Stephen Hawking has revealed from beyond the grave his final scientific theory - that the universe is a hologram.
The cosmologist, who died on March 14, has challenged previous theories of cosmic "inflation" and the "multiverse" in a new paper published in the Journal Of High Energy Physics.
Scientists generally believe that for a tiny fraction of a second after the Big Bang, the universe expanded incredibly rapidly before settling into its present state, filled with stars and galaxies - the inflation theory.
But some have proposed that, on a grander global scale, inflation goes on for ever, giving rise to a "multiverse" - a number of different universes with their own laws of physics.
Prof Hawking was always troubled by this idea, which at a fundamental level cannot be reconciled with Einstein's theory of General Relativity. In an interview last year he said: "I have never been a fan of the multiverse."

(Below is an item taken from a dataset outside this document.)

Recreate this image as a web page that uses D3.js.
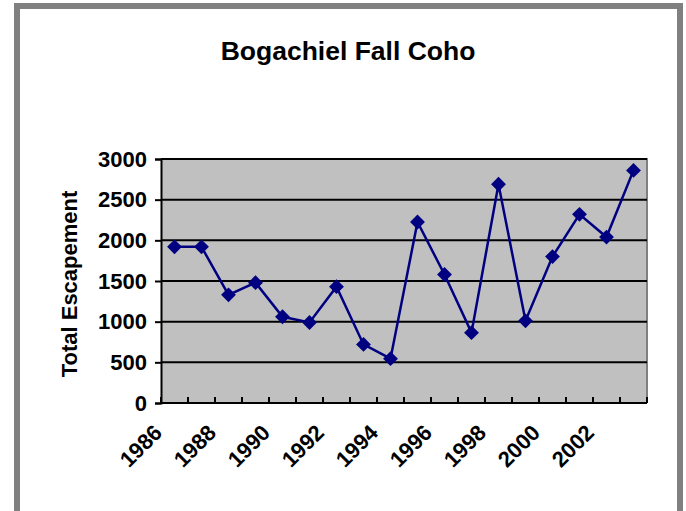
<!DOCTYPE html>
<html><head><meta charset="utf-8">
<script src="https://cdn.jsdelivr.net/npm/d3@7"></script>
<style>html,body{margin:0;padding:0;background:#fff;}svg{display:block;}</style>
</head><body>
<script>
const years = [1986,1987,1988,1989,1990,1991,1992,1993,1994,1995,1996,1997,1998,1999,2000,2001,2002,2003];
const escapement = [1920,1920,1330,1480,1060,990,1430,720,545,2225,1580,865,2690,1010,1800,2320,2040,2860];
const yTicks = [0,500,1000,1500,2000,2500,3000];
const xLabelYears = [1986,1988,1990,1992,1994,1996,1998,2000,2002];
const title = "Bogachiel Fall Coho";
const yTitle = "Total Escapement";

const W=686,H=511;
const svg=d3.select("body").append("svg").attr("width",W).attr("height",H);
const font="'Liberation Sans', Arial, sans-serif";
svg.append("rect").attr("width",W).attr("height",H).attr("fill","#fff");
// outer frame
svg.append("rect").attr("x",17).attr("y",6).attr("width",663).attr("height",H+20)
  .attr("fill","none").attr("stroke","#808080").attr("stroke-width",6);

const L=161,R=647,T=159,B=403;
const x=d3.scaleBand().domain(years).range([L,R]).padding(0);
const y=d3.scaleLinear().domain([0,3000]).range([B,T]);

svg.append("rect").attr("x",L).attr("y",T).attr("width",R-L).attr("height",B-T).attr("fill","#C0C0C0");
svg.append("path").attr("d",`M${L},${T}H${R}V${B}`).attr("fill","none").attr("stroke","#808080").attr("stroke-width",2);
svg.append("g").selectAll("line").data(yTicks.filter(d=>d>0)).join("line")
  .attr("x1",L).attr("x2",R).attr("y1",d=>y(d)).attr("y2",d=>y(d))
  .attr("stroke","#000").attr("stroke-width",2);

const ya=svg.append("g").attr("transform",`translate(${L},0)`)
  .call(d3.axisLeft(y).tickValues(yTicks).tickSize(6).tickPadding(8).tickFormat(d3.format("d")));
ya.select(".domain").attr("stroke","#000").attr("stroke-width",2);
ya.selectAll(".tick line").attr("stroke","#000").attr("stroke-width",2);
ya.selectAll("text").attr("font-family",font).attr("font-weight","bold").attr("font-size","22px").attr("fill","#000");

const xa=svg.append("g").attr("transform",`translate(0,${B})`);
xa.append("line").attr("x1",L).attr("x2",R).attr("stroke","#000").attr("stroke-width",2);
const bounds=years.map(d=>x(d)).concat([R]);
xa.selectAll(".tk").data(bounds).join("line").attr("class","tk")
  .attr("x1",d=>d).attr("x2",d=>d).attr("y1",0).attr("y2",-6).attr("stroke","#000").attr("stroke-width",2);
xa.selectAll(".xl").data(xLabelYears).join("text").attr("class","xl")
  .attr("transform",d=>`translate(${x(d)+x.bandwidth()/2-11},${31}) rotate(-45)`)
  .attr("text-anchor","end")
  .attr("font-family",font).attr("font-weight","bold").attr("font-size","22px").attr("fill","#000")
  .text(d=>d);

const cx=d=>x(d)+x.bandwidth()/2;
svg.append("path").datum(years.map((yr,i)=>[cx(yr),y(escapement[i])]))
  .attr("d",d3.line()).attr("fill","none").attr("stroke","#000080").attr("stroke-width",2.5);
svg.append("g").selectAll("path").data(years).join("path")
  .attr("d",d3.symbol(d3.symbolSquare,110))
  .attr("transform",(d,i)=>`translate(${cx(d)},${y(escapement[i])}) rotate(45)`)
  .attr("fill","#000080");

svg.append("text").attr("x",348).attr("y",60).attr("text-anchor","middle")
  .attr("font-family",font).attr("font-weight","bold").attr("font-size","26.5px").text(title);
svg.append("text").attr("transform","translate(77,284) rotate(-90)").attr("text-anchor","middle")
  .attr("font-family",font).attr("font-weight","bold").attr("font-size","22px").text(yTitle);
</script>
</body></html>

Working with Belgian colleague Professor Thomas Hertog, Prof Hawking extended the weird notion of a holographic reality to explain how the universe came into being from the moment of the Big Bang.
The new theory embraces the strange concept that the universe is like a vast and complex hologram. In other words, 3D reality is an illusion, and that the apparently "solid" world around us - and the dimension of time - is projected from information stored on a flat 2D surface.
Hawking and Hertog's variation of the holography theory overcomes the problem of combining eternal inflation with General Relativity.